Les recommandations seront-elles appliquées ?
Cameron a déclaré au départ qu’il appliquerait les propositions de Leveson à condition qu’elles ne soient pas « dingues ». Mais il a depuis changé d’avis. Alors qu’ils sont d’accord avec la plupart des recommandations de Leveson, le Premier ministre et le Parti conservateur au pouvoir ne sont pas d’accord pour donner un appui législatif au nouvel organisme de réglementation.
Par contre, les libéraux démocrates, qui participent à la coalition gouvernementale avec les conservateurs, ainsi que le Parti travailliste dans l’opposition, veulent que l’on applique le rapport Leveson en entier. La question sera débattue au parlement et négociée entre les partis, et on ne voit pas encore clairement comment elle sera résolue.

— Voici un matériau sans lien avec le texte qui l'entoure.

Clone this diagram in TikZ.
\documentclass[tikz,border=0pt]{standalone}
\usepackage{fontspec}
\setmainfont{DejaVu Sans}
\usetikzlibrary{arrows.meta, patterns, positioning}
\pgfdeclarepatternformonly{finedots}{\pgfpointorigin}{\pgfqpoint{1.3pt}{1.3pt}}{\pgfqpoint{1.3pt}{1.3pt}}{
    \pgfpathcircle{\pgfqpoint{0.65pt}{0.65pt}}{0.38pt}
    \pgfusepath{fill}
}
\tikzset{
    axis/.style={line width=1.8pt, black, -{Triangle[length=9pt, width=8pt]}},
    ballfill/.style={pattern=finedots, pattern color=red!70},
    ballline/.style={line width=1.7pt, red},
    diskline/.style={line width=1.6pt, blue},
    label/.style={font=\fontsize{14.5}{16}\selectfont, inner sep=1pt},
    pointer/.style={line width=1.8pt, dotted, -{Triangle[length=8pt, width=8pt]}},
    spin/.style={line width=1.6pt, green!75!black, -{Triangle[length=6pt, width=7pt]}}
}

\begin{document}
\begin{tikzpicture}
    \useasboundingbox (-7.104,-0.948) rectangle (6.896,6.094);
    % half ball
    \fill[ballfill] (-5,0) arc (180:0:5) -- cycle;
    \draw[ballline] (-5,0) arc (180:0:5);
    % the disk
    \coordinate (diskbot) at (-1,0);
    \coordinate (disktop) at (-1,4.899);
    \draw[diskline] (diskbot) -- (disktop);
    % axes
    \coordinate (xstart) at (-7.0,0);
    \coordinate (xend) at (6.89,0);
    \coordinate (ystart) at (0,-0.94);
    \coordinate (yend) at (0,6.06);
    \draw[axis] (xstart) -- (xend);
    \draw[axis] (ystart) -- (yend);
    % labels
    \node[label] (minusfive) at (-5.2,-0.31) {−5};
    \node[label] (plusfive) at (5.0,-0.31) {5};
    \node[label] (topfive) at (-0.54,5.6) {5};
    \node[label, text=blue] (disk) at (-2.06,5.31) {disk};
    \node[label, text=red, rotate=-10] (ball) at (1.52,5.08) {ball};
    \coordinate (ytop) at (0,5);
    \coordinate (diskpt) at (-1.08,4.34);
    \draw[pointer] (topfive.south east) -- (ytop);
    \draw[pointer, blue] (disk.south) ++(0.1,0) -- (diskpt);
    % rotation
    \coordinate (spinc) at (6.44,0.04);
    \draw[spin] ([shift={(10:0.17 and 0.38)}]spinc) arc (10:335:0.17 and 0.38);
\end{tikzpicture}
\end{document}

Entre-temps, les journaux britanniques, qui dans l’ensemble sont hostiles à une réglementation législative, se sont rencontrés et se sont hâtés de s’entendre sur un code qui enchâsse la plupart des recommandations de Leveson, celles notamment sur la création d’un nouvel organisme de réglementation qui imposerait des amendes et qui administrerait le système d’arbitrage. Ils ont rejeté toutefois l’élément législatif.
Cela place la presse et le Premier ministre en opposition à la plupart des victimes du scandale de piratage des téléphones et du groupe Hacked Off, qui fait campagne et dont le large appui qu’il obtient auprès du public s’est affirmé par la rapidité
avec laquelle il a recueilli plus de 146 000 signatures pour sa pétition en faveur de l’application intégrale du Rapport Leveson.
Alex Nunns est écrivain et activiste à Londres, au Royaume-Uni. Il a co-rédigé Tweets from Tahrir: Egypt’s revolution as it unfolded, in the words of the people who made it, le premier ouvrage à utiliser les gazouillis pour raconter un événement historique. Il est également correspondant politique du magazine politique britannique Red Pepper.